* _What you need to do_: Without pictures, output exactly the lines running from the line containing "Emit a LaTeX" to the end of the listing below.

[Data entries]
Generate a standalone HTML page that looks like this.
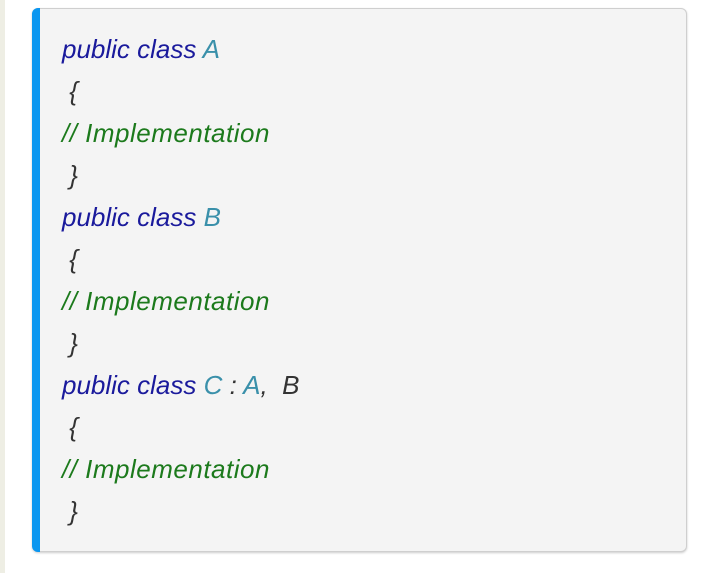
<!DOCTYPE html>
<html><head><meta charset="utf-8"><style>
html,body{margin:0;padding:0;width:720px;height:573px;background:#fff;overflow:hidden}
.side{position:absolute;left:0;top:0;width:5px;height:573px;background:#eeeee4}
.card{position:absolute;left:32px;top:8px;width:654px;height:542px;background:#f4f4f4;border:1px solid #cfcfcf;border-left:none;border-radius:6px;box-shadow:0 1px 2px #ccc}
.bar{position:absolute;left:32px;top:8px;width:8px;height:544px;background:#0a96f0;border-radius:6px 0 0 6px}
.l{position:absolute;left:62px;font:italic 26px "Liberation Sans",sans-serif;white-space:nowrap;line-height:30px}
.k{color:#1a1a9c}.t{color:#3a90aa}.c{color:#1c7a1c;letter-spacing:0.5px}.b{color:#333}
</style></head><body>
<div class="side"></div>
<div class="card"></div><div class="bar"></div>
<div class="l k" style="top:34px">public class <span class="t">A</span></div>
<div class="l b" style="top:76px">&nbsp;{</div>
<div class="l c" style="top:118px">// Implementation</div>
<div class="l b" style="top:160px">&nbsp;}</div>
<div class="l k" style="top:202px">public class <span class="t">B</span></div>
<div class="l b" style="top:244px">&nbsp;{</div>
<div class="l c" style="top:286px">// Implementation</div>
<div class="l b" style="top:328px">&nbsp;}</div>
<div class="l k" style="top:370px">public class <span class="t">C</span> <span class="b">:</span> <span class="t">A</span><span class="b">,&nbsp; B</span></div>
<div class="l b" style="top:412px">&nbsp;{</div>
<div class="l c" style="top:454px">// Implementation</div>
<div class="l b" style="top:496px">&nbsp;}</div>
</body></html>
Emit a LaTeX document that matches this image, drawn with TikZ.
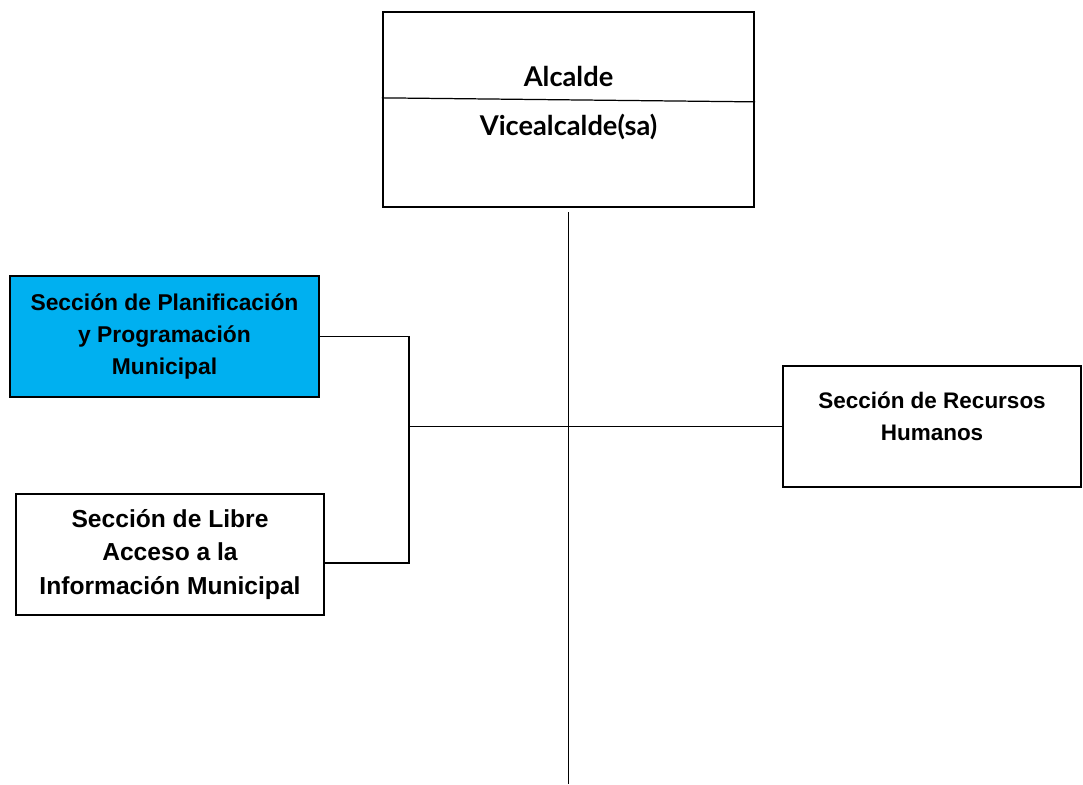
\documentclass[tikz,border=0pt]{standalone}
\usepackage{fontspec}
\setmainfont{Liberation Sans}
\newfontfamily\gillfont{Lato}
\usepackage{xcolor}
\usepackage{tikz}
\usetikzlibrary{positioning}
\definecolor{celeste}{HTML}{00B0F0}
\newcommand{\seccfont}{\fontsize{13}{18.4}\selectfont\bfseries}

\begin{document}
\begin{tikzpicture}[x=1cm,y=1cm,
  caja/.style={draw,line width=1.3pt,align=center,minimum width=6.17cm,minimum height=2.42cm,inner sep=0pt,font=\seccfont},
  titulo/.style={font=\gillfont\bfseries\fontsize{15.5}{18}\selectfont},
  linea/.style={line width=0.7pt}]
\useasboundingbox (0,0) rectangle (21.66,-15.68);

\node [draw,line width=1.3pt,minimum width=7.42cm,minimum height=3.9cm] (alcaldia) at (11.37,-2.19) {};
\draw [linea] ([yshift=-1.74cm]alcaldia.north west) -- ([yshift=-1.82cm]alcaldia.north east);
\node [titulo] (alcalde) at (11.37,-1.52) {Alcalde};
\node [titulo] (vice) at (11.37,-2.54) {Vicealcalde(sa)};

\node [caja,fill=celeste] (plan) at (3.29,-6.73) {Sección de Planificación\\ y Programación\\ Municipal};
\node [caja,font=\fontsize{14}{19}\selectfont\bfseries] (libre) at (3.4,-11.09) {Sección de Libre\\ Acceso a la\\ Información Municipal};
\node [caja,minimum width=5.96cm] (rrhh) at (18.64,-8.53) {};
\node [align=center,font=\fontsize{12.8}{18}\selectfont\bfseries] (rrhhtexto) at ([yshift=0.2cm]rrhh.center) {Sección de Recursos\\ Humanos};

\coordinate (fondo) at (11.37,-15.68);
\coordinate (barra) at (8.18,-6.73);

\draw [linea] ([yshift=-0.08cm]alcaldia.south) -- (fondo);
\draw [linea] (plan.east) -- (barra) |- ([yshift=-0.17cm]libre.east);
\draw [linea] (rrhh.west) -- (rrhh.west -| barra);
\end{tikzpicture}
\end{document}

* _Exercise response_:
Emit a LaTeX document that matches this image, drawn with TikZ.
\documentclass[tikz,border=0pt]{standalone}
\usepackage{fontspec}
\setmainfont{Liberation Sans}
\newfontfamily\gillfont{Lato}
\usepackage{xcolor}
\usepackage{tikz}
\usetikzlibrary{positioning}
\definecolor{celeste}{HTML}{00B0F0}
\newcommand{\seccfont}{\fontsize{13}{18.4}\selectfont\bfseries}

\begin{document}
\begin{tikzpicture}[x=1cm,y=1cm,
  caja/.style={draw,line width=1.3pt,align=center,minimum width=6.17cm,minimum height=2.42cm,inner sep=0pt,font=\seccfont},
  titulo/.style={font=\gillfont\bfseries\fontsize{15.5}{18}\selectfont},
  linea/.style={line width=0.7pt}]
\useasboundingbox (0,0) rectangle (21.66,-15.68);

\node [draw,line width=1.3pt,minimum width=7.42cm,minimum height=3.9cm] (alcaldia) at (11.37,-2.19) {};
\draw [linea] ([yshift=-1.74cm]alcaldia.north west) -- ([yshift=-1.82cm]alcaldia.north east);
\node [titulo] (alcalde) at (11.37,-1.52) {Alcalde};
\node [titulo] (vice) at (11.37,-2.54) {Vicealcalde(sa)};

\node [caja,fill=celeste] (plan) at (3.29,-6.73) {Sección de Planificación\\ y Programación\\ Municipal};
\node [caja,font=\fontsize{14}{19}\selectfont\bfseries] (libre) at (3.4,-11.09) {Sección de Libre\\ Acceso a la\\ Información Municipal};
\node [caja,minimum width=5.96cm] (rrhh) at (18.64,-8.53) {};
\node [align=center,font=\fontsize{12.8}{18}\selectfont\bfseries] (rrhhtexto) at ([yshift=0.2cm]rrhh.center) {Sección de Recursos\\ Humanos};

\coordinate (fondo) at (11.37,-15.68);
\coordinate (barra) at (8.18,-6.73);

\draw [linea] ([yshift=-0.08cm]alcaldia.south) -- (fondo);
\draw [linea] (plan.east) -- (barra) |- ([yshift=-0.17cm]libre.east);
\draw [linea] (rrhh.west) -- (rrhh.west -| barra);
\end{tikzpicture}
\end{document}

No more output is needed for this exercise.